To confirm that there is a defined group of products to be protected in the Spanish therapeutic arsenal known as ‘medicinal products without commercial interest’ (MPWCI) and propose the adoption of legal measures aimed at avoiding, or reducing, the lack of supply of said products.

Design

A cross-sectional study of proposed MPWCI based on a survey. The Spanish Agency of Medicines and Medical Devices (AEMPS) was asked for a list of presentations of medicines in order to identify those whose lack could have an impact on welfare.

Setting

A search on the AEMPS website and a survey conducted among 44 companies belonging to Farmaindustria has allowed for the development of a proposal list of presentations that should continue to be marketed in Spain.

Results

Products proposed as MPWCI are old (50% of them have an authorisation of more than 50 years) and are developed by active substances of chemical origin, parenterally administered much more frequently than the rest of the general market (44%vs6.6%, respectively). Unlike oral forms, injectable forms require adequate manufacturing facilities to guarantee the quality and sterility of the product, which naturally increases the cost of the product whose price is low or obsolete.
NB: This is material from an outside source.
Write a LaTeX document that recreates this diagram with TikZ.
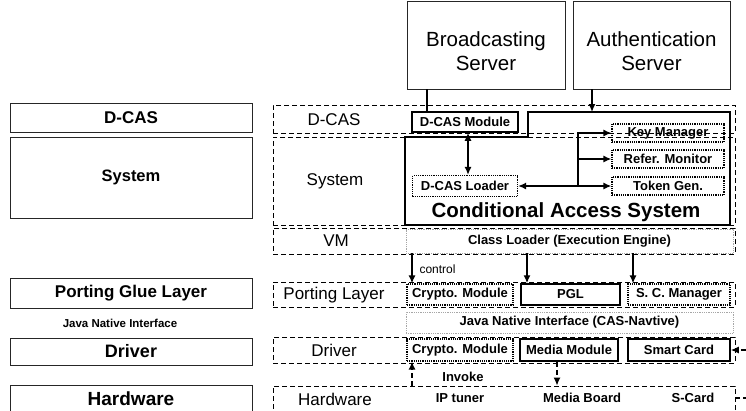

The company experts have not valued the current price revisions as a sufficient enough mechanism to change the consideration of these medicines with respect to the interest on the part of some Marketing Authorisation Holders to maintain their commercialisation.

Conclusions

As shown in the results, an upward revision of prices is necessary to contribute to the permanence of these presentations in the market, although some experts do not consider the current price revisions satisfactory enough to maintain these presentations in the market. Therefore, a specific regulation seems necessary to ensure the continuity on the market of these proposed products.